Glaucoma is a disease typified by optic nerve damage that produces a characteristic peripheral vision loss and is usually associated with higher than “normal” intraocular pressure. Glaucoma is often referred to as a “silent thief of sight”. It is estimated that the disease affects over 4 million Americans with only half of affected people knowing that they have the disease.
The disease is the second leading cause of blindness in the world. However, if caught early, the disease can be effectively treated. It is estimated that glaucoma affects one in every 50 adults. Although glaucoma can occur at any age, the risk of developing glaucoma increases dramatically after age 35.
Glaucoma is actually a series of diseases that damage the optic nerve. Damage to the optic nerve and retina causes blind spots in the field of vision. Glaucoma is usually caused by an increase in the fluid pressure in the eye, either because of overproduction of fluid or from blockage in the drainage system of the eye. The higher pressure inside the eye causes damage to the optic nerve, resulting in permanent vision loss.
The early symptoms of chronic open-angle glaucoma, the most common type of glaucoma, are often unnoticed because there is no discomfort or pain. Most people do not detect a change in their vision until there has actually been a significant loss of vision. Later, central vision becomes affected, with mild headaches and difficulty with night vision. If left untreated, total blindness will result. However, the patient with acute closed-angle glaucoma may experience more noticeable symptoms including blurred vision, severe pain, nausea, and halos around lights.
In most cases, glaucoma is detected in a routine eye examination. Special instruments are used to check the fluid pressure in the eye, and a magnifying lens is used to examine the drainage channels for proper fluid outflow. With early detection and treatment, glaucoma can almost always be controlled and vision preserved. Sadly, glaucoma cannot be cured and once vision is lost it cannot be restored. Remember, vision loss from glaucoma is permanent, but can usually be prevented with early detection and treatment. Regular eye exams are important for people over 35, or those in other high risk groups.
Let Your Voice be Heard
Let us know how we are doing and review us now. We appreciate feedback allowing us to better serve our patients.
“Only Crystalens Center of Excellence in East Texas”
CBS Medical Specialist in eye care for KYTX Channel 19
Risk Factors For Glaucoma
The following are risk factors as outlined by the Mayo Clinic
Elevated Internal Eye Pressure (Intraocular Pressure). If your intraocular pressure is higher than normal, you’re at increased risk of developing glaucoma, though not everyone with elevated intraocular pressure develops the disease.
Age. Everyone older than 60 is at increased risk of glaucoma. For certain population groups such as African-Americans, the risk is much higher than expected. African-Americans should begin to have their eye pressure monitored before age 30.
Ethnic Background.
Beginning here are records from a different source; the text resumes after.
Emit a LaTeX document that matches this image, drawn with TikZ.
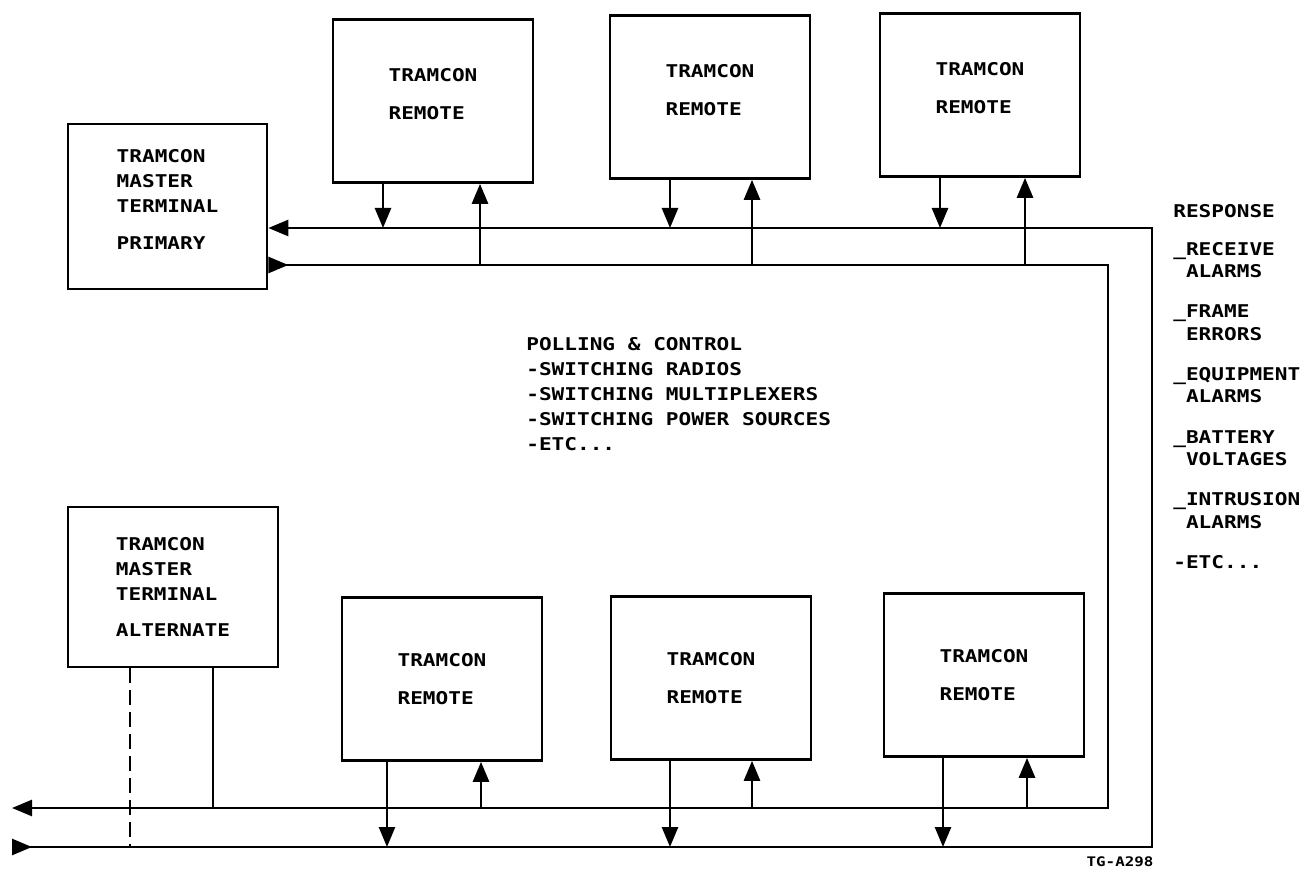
\documentclass[tikz,border=0pt]{standalone}
\usepackage{fontspec}
\setmonofont{DejaVu Sans Mono}[FakeStretch=1.2]
\usetikzlibrary{arrows.meta}
\tikzset{>={Triangle[length=4mm,width=3.2mm]}}
\tikzset{rt/.tip={Triangle[reversed,length=4mm,width=3.2mm]}}
\tikzset{
  plot font/.style={font=\fontsize{10}{14.2}\selectfont\ttfamily\bfseries},
  unit/.style={draw, plot font, align=left, inner sep=0pt, line width=1.5pt},
  remote/.style={unit, minimum width=40mm, minimum height=32.6mm},
  master/.style={unit, minimum height=33mm},
  bus/.style={line width=1.5pt},
  lbl/.style={plot font, align=left, inner sep=0pt}
}

\begin{document}
\begin{tikzpicture}[x=0.2mm,y=-0.2mm,line width=1.5pt]
  \useasboundingbox (0,0) rectangle (1305,869);

  % master terminals
  \node[master, minimum width=39.8mm] (mprim) at (167.5,206.5) {TRAMCON\\MASTER\\TERMINAL\\[6.8pt]PRIMARY\\[-6pt]};
  \node[master, minimum width=42mm, minimum height=32mm] (malt) at (173,587) {TRAMCON\\MASTER\\TERMINAL\\[6.8pt]ALTERNATE};

  % remotes, upper row
  \node[remote] (rem1) at (433,101) {TRAMCON\\[7.4pt]REMOTE\\[-6pt]};
  \node[remote] (rem2) at (710,97) {TRAMCON\\[7.4pt]REMOTE\\[-6pt]};
  \node[remote] (rem3) at (980,95) {TRAMCON\\[7.4pt]REMOTE\\[-6pt]};
  % remotes, lower row
  \node[remote] (rem4) at (442,679) {TRAMCON\\[7.4pt]REMOTE};
  \node[remote] (rem5) at (711,678) {TRAMCON\\[7.4pt]REMOTE};
  \node[remote] (rem6) at (984,675) {TRAMCON\\[7.4pt]REMOTE};

  % bus corners
  \coordinate (ra) at (1152,228);
  \coordinate (rb) at (1152,847);
  \coordinate (pa) at (1108,265);
  \coordinate (pb) at (1108,808);
  \coordinate (outl) at (12,808);
  \coordinate (inl) at (12,847);

  % polling loop and response loop
  \draw[bus,rt->] (mprim.east |- pa) -- (pa) -- (pb) -- (outl);
  \draw[bus,rt->] (inl) -- (rb) -- (ra) -- (mprim.east |- ra);

  % upper remotes on the buses
  \draw[->] (383,0 |- rem1.south) -- (383,0 |- ra);
  \draw[->] (480,0 |- pa) -- (480,0 |- rem1.south);
  \draw[->] (670,0 |- rem2.south) -- (670,0 |- ra);
  \draw[->] (752,0 |- pa) -- (752,0 |- rem2.south);
  \draw[->] (940,0 |- rem3.south) -- (940,0 |- ra);
  \draw[->] (1025,0 |- pa) -- (1025,0 |- rem3.south);

  % lower remotes on the buses
  \draw[->] (387,0 |- rem4.south) -- (387,0 |- rb);
  \draw[->] (481,0 |- pb) -- (481,0 |- rem4.south);
  \draw[->] (670,0 |- rem5.south) -- (670,0 |- rb);
  \draw[->] (752,0 |- pb) -- (752,0 |- rem5.south);
  \draw[->] (943,0 |- rem6.south) -- (943,0 |- rb);
  \draw[->] (1027,0 |- pb) -- (1027,0 |- rem6.south);

  % alternate master taps
  \draw (213,0 |- malt.south) -- (213,0 |- pb);
  \draw[dash pattern=on 3mm off 1.4mm] (130,0 |- malt.south) -- (130,0 |- rb);

  % notes
  \node[lbl, anchor=north west] (poll) at (525,336) {POLLING \& CONTROL\\-SWITCHING RADIOS\\-SWITCHING MULTIPLEXERS\\-SWITCHING POWER SOURCES\\-ETC...};
  \node[lbl, anchor=north west, font=\fontsize{10}{12.8}\selectfont\ttfamily\bfseries] (resp) at (1172,203)
    {RESPONSE\\[8.8pt]\_RECEIVE\\\hphantom{\_}ALARMS\\[10pt]\_FRAME\\\hphantom{\_}ERRORS\\[10pt]\_EQUIPMENT\\\hphantom{\_}ALARMS\\[10pt]\_BATTERY\\\hphantom{\_}VOLTAGES\\[10pt]\_INTRUSION\\\hphantom{\_}ALARMS\\[10pt]-ETC...};
  \node[font=\fontsize{7.5}{9}\selectfont\ttfamily\bfseries] (tag) at (1120,862) {TG-A298};
\end{tikzpicture}
\end{document}
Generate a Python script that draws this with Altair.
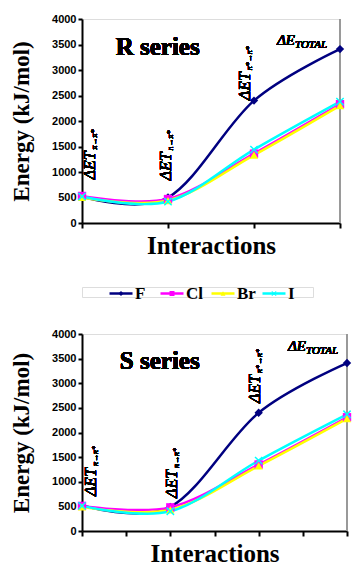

African-Americans are six to eight times more likely to get glaucoma than Caucasians, and are much more likely to experience permanent blindness as a result. Hispanic-Americans also face an increased risk. Asian-Americans are at slightly higher risk of angle-closure glaucoma, and Japanese-Americans are at a greater risk of developing low-tension glaucoma. The reasons for these differences in elevated risk aren’t clear.
Family History of Glaucoma. If you have a family history of glaucoma, you have a much greater risk of developing it. Glaucoma may have a genetic link, meaning there’s a defect in one or more genes, causing certain individuals to be unusually susceptible to the disease. A form of juvenile open-angle glaucoma has been clearly linked to genetic abnormalities.
Medical Conditions. Diabetes increases your risk of developing glaucoma. A history of high blood pressure or heart disease also can increase your risk, as can hypothyroidism.
Other Eye Conditions. Severe eye injuries can result in increased eye pressure. Injury can also dislocate the lens, closing the drainage angle. Other risk factors include retinal detachment, eye tumors and eye inflammations, such as chronic uveitis and iritis. Certain types of eye surgery also may trigger secondary glaucoma.
Nearsightedness. Nearsightedness (meaning objects in the distance look fuzzy without glasses or contacts) increases the risk of developing glaucoma.
Prolonged Corticosteroid Use. Using corticosteroids for prolonged periods of time appears to put you at risk of getting secondary glaucoma. This is especially true if you use corticosteroid eye drops.